I’m having trouble getting a grasp of the essence of orthogonality, it seems.

Roughly speaking, things are orthogonal if they’re independent of each other. In math: at right angles to each other, or, equivalently, the dot product is equal to zero. Are you encountering this in a linear algebra or vector calc class? (If so and you don’t get the relevance, it can be helpful to think of the “shadow” one vector would cast onto another… I can elaborate if this is of interest.)

In the metaphorical sense, the concerns are separate; a shirt doesn’t also get “more red” if you get it in a larger size… The size and color are orthogonal issues when you’re picking one out.

OhNoMoreLemmy@lemmy.ml on 01 Sep 09:33 collapse

Orthogonal just means at right angles.

The way this is defined if you’re a mathematician is two directions are orthogonal to each other if you can move as much as you like in one direction without changing the location with respect to the other direction.

So it’s like North and East. You can walk east as much as you like without changing how far north you are. But if you have a direction like South East or North West, when you walk that way you will change how far north you are.

We can make this 3d by adding a new direction that is orthogonal to both North and East. This direction would be up or down. Because you can move up and down without changing how far north or east you are.

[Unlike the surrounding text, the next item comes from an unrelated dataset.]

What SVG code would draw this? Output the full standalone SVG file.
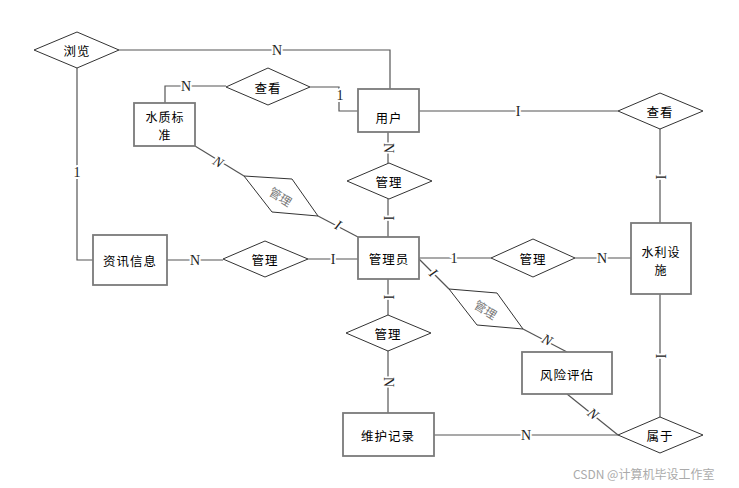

Mathematicians measure orthogonality of directions using an inner product. If you represent the directions as vector then the inner product between them is zero if they are orthogonal.

Perpendicular means orthogonal, the opposite is parallel.

Null is more confusing. To define this we need to talk about linear functions. A linear function is something that would e.g. create a map from the 3d world, by throwing away up and down information and shrinking everything down so you have a scaled representation of where things are in terms of North and East.

The null space is all the information that is destroyed. For linear functions this is a linear subspace(a space that goes through zero and is described by a collection of directions) that is orthogonal to the space of all information which is kept.